Here are 10 steps on how to get back at your ex:
- Understand that yes, everything you’re fantasizing about doing is going to have an effect, it’s just going to have the wrong effect. This is not a movie, you’re not really in the FBI and there are no special effects. No one has superpowers (you can have superpowers in life if you choose to tap into your real power). You may feel like your ex has superpowers, but that’s just your low self esteem allowing him to rob you of your worth and identity because you can’t establish it for yourself. By acting from your broken heart, anger and ego, you’re going to end up looking the exact way you’re trying so hard to avoid: Desperate. You’ve got to be a lot smarter about this.
- When you act from a place of desperate need for revenge on an ex, this not only makes you look crazy, but it allows your ex to justify his hurtful behavior that got you here in the first place because, well… look at you. Come on. You’re better than that.

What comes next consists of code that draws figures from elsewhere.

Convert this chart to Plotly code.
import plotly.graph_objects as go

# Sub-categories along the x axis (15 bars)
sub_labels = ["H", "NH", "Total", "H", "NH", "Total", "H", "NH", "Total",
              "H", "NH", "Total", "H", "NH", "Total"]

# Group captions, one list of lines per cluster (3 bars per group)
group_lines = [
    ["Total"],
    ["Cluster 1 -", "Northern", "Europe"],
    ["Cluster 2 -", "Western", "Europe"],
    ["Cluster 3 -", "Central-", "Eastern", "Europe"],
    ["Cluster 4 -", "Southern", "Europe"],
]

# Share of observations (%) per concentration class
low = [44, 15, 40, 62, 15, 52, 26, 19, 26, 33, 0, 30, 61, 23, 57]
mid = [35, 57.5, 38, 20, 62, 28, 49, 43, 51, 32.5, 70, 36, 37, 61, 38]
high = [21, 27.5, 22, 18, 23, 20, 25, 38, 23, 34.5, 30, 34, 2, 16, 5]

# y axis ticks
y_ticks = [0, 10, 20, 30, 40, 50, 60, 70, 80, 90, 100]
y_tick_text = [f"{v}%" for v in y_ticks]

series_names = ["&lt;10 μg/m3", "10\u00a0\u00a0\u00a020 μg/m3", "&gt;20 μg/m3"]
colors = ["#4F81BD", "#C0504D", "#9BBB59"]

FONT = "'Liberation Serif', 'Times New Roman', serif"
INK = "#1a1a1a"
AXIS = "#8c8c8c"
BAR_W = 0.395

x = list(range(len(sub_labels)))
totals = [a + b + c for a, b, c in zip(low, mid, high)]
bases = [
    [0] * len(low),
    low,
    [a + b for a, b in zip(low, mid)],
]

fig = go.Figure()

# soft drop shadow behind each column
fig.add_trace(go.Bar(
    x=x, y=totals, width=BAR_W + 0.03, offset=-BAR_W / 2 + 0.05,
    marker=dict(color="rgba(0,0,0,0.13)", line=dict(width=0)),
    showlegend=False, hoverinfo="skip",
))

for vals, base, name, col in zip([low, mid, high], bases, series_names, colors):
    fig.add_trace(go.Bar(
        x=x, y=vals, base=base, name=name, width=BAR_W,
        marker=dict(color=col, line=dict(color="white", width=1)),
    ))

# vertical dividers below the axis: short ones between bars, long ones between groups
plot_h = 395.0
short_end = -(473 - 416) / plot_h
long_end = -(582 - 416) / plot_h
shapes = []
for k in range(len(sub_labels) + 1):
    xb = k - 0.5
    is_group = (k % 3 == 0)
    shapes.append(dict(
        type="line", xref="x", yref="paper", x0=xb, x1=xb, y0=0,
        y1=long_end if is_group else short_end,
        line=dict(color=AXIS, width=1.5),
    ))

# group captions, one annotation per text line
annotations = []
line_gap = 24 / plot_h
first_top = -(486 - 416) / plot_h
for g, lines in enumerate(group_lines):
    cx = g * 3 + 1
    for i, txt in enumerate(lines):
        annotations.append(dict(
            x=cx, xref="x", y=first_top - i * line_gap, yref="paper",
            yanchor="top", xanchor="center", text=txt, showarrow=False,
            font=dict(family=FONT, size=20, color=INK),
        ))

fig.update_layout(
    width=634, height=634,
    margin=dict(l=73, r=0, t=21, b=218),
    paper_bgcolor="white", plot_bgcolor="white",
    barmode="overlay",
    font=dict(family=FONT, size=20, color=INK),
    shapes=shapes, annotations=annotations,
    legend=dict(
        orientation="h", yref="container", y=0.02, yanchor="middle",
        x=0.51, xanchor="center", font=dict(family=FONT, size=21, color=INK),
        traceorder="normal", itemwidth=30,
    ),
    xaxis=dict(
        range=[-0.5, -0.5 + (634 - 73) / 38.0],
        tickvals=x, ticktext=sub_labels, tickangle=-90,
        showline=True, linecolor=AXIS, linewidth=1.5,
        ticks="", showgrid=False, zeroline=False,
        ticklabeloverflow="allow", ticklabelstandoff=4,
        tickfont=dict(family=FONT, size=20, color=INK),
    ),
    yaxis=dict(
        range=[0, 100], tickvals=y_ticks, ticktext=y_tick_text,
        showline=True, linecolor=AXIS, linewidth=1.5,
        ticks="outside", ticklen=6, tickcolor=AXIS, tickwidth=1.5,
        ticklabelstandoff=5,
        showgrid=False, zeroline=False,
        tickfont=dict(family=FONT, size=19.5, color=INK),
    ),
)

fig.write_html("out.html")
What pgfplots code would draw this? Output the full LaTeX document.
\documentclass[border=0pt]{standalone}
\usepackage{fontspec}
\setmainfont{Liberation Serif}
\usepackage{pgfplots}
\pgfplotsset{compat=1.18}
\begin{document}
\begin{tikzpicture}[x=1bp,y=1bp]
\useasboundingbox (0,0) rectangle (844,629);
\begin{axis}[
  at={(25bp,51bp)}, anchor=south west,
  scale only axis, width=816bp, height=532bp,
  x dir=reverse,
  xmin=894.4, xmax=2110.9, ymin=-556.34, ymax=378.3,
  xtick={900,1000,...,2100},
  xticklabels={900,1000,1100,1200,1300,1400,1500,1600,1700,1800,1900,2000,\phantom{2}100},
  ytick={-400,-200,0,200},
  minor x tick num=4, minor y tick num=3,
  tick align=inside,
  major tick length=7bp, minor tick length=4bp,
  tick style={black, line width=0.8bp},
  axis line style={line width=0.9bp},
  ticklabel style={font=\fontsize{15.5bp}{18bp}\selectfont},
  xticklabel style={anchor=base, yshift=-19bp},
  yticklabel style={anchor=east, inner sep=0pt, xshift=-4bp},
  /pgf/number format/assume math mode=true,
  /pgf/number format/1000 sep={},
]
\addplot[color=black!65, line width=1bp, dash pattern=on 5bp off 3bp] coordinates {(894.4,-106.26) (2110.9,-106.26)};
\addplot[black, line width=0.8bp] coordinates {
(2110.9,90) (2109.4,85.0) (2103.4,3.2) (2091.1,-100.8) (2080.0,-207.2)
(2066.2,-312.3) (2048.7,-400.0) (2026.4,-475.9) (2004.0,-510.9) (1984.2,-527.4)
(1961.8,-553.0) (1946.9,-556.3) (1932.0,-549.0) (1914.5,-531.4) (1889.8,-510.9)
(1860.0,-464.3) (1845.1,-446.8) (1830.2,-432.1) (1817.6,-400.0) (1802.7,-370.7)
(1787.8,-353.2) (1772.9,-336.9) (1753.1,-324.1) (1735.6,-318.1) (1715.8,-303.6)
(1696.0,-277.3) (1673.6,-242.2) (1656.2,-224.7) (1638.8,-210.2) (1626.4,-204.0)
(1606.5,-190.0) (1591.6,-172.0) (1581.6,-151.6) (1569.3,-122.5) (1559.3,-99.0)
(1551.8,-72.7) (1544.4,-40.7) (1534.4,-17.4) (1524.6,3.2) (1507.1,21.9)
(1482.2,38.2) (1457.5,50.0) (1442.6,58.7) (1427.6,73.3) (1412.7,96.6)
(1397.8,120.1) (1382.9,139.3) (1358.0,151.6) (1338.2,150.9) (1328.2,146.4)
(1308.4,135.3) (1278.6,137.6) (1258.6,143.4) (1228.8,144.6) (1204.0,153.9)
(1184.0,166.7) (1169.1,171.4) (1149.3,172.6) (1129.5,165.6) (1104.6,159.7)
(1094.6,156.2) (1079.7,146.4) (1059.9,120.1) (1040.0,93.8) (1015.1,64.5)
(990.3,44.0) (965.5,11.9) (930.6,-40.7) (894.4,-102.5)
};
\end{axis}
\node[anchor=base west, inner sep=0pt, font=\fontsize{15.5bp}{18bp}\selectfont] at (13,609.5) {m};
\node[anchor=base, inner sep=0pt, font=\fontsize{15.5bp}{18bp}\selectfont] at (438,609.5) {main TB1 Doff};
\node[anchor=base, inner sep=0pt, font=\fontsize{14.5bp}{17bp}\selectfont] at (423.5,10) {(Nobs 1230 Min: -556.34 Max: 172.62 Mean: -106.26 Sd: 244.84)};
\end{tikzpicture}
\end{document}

- We often think that taking drastic revenge on an ex or anyone that’s hurt us, will make the pain go away. Take it from me and learn from my lifetime of revenge seeking mistakes: Getting revenge on an ex in the form of desperate attempts to embarrass, harm or cause pain is going to ultimately have the greatest and most negative impact on your life, not theirs. It will just make you suffer more.
- If your ex cheated on you, lied to you, didn’t value you, respect you, etc., there’s no need to seek grandiose revenge. Let karma take care of it and know that he’s doing the same thing to whoever he’s with.
- If you’re seriously considering psycho revenge on an ex, you need to check yourself before you literally wreck yourself. Stop and think.
- Forgiveness is the best revenge. Forgiveness means letting go of the hope that what transpired in the relationsh*t could have been any different. Just letting go, man. The problem with this is that it’s not just something that you can decide to do and BAM! it’s done. Aim to work towards forgiveness.
- Understand that just like forgiveness, true revenge – the kind of quality revenge that you’re after – requires that you fake it till you make it and you must appear as someone that’s stopped putting her head in the toilet (then wondering why she gets sick), and has finally flushed the sh*t for good. Period.
- Even if your ex isn’t contacting you and he’s flaunting his happy life on social media, make the decision to emotionally cut him off. You know how just when you’re starting to feel happy again, you hear from an ex and you think to yourself, “does this guy have some radar that alerts him when I’m moving on or something?” That’s because people can sense energy; we are energetic beings. Stop trying to perform resurrections from the relationsh*t graveyard and start putting your love, obsession and energy into yourself.
- True revenge always comes when you do the one thing that your ex is incapable of: you let your actions do the speaking and disappear. If you can’t physically disappear because of school/work/kids, emotionally disappear.
- Understand that the girl these guys always compare everyone to and the one they feel like “slipped away,” is the one that stayed in a state of non reactivity, tapped into her pride and peaced out.
You have absolutely nothing to lose and all the satisfaction in the world to gain. It’s never too late to make the decision to be done in the name of the only kind of revenge that is ever good: sweet (as in kind, boundary’d, I’ma-worry-bout-ME), revenge.
Just like a perfectly crafted soufflé, there’s absolutely nothing like revenge done right – with tact, grace, happiness (even if it’s faking-it-till-you-make-it-with-teeth-gritted-at-first), and having your own back.